Narcisten en psychopaten
Aan wetenschappers als Manfred Kets de Vries danken we het inzicht dat er een bovengemiddeld aantal narcisten en psychopaten onder CEO’s te vinden is. Geldt dat ook voor publieke leiders? Van Dijk: ‘Natuurlijk, daar kennen we inmiddels heel wat voorbeelden van. Wethouder Jos van Rey die zich in Roermond gedroeg als Zonnekoning. De baas van woningcorporatie Rochdale die rondreed in een Maserati en veroordeeld werd wegens fraude. En zo zijn er nog wel een paar.’ Ze wijst op wetenschappelijk onderzoek naar destructief leiderschap: ‘the dark side of leadership’. ‘Divers onderzoek heeft aangetoond dat we in de top van organisaties relatief veel corporate psychopathisch gedrag vinden. Destructief leiderschap staat nooit alleen maar is een toxische combinatie van een destructieve leider, te volgzame volgers en een ongezonde organisatiecultuur.’Een krachtenveld van botsende logica’s
Deze tegentrend is wel weer wennen voor managers, gewend als ze waren geraakt aan het gemak van cijfers en regels. Van Dijk: ‘Achter regels kun je je verschuilen. En als je de cijfers maar op orde hebt, ben je klaar. Het is veel moeilijker om rond de tafel te gaan en met de medewerkers vast te stellen wat voor soort organisatie je samen wilt zijn.’ Gevraagd naar hoe publieke bestuurders daar mee worstelen, vertelt Van Dijk over de ‘Reflectiekamer voor Bestuurders’ van het Zijlstra Center. Dit is een ‘ontmoetingsplaats voor wetenschap en praktijk’, waar ze directeur van is (zie kader 1). ‘Hier reflecteren bestuurders van (semi-) publieke organisaties uit diverse domeinen. Denk aan de rijksoverheid, decentrale overheden, zorg, onderwijs, woningcorporaties en rechtspraak. Iedereen praat in deze vrije ruimte heel open, ook over de invulling van leiderschap. Opmerkelijk is dat deze bestuurders het erover eens zijn dat zij moeten opereren onder een verstikkende deken van administratie en regels. Tegelijk zien ze dat, als er een incident is, publieke bestuurders reageren vanuit een reflex. Of, zoals ze het zelf formuleerden: “Voor ons gelden nu de risico’s van de markt, zonder de vrijheid van de markt én er geldt de bureaucratie van de overheid, maar dan zonder de zekerheid van de overheid”.

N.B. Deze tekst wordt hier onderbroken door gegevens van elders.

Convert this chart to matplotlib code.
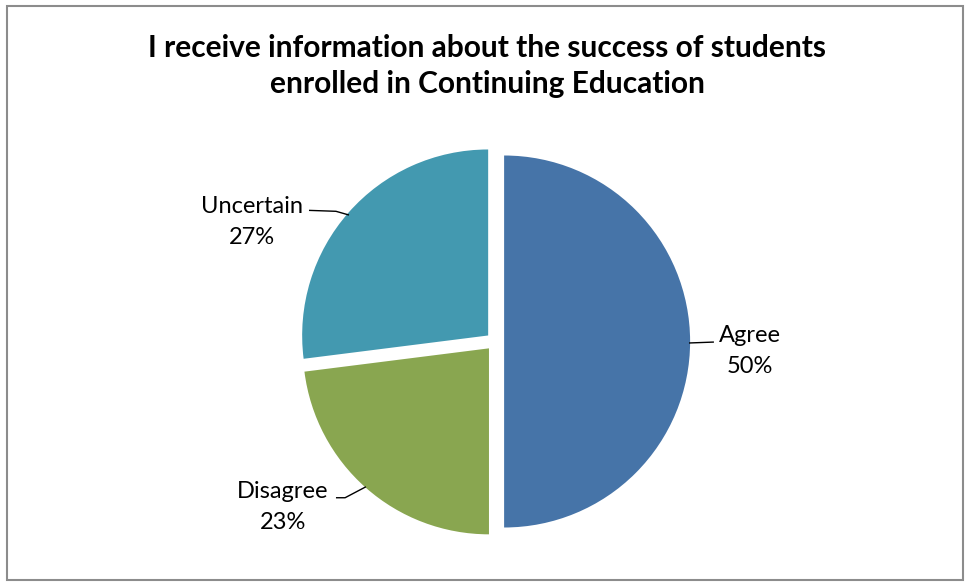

‘Kortom, de publieke leider opereert in een krachtenveld van botsende logica’s dat weinig antwoorden, weinig comfort biedt.’ Geldt die reflex-boven-reflectie-houding eigenlijk ook voor de academische wereld, waarbinnen Van Dijk de nodige werkervaring heeft? ‘O, zeker. Een universiteit behoort een academische vrijplaats te zijn waar je onderzoek kunt doen en mensen kritisch kunnen denken, vragen stellen, daar zijn we het allemaal wel over eens. Maar daar is weinig plaats meer voor. Want de praktijk is totaal anders: bestuurders en wetenschappers worden gedreven door resp. studentenaantallen, bepalend voor de financiering, en door de noodzaak om simpelweg zoveel mogelijk academische publicaties te scoren. Dáár worden ze immers op afgerekend. Zo zie je maar weer: je krijgt waar je op stuurt.’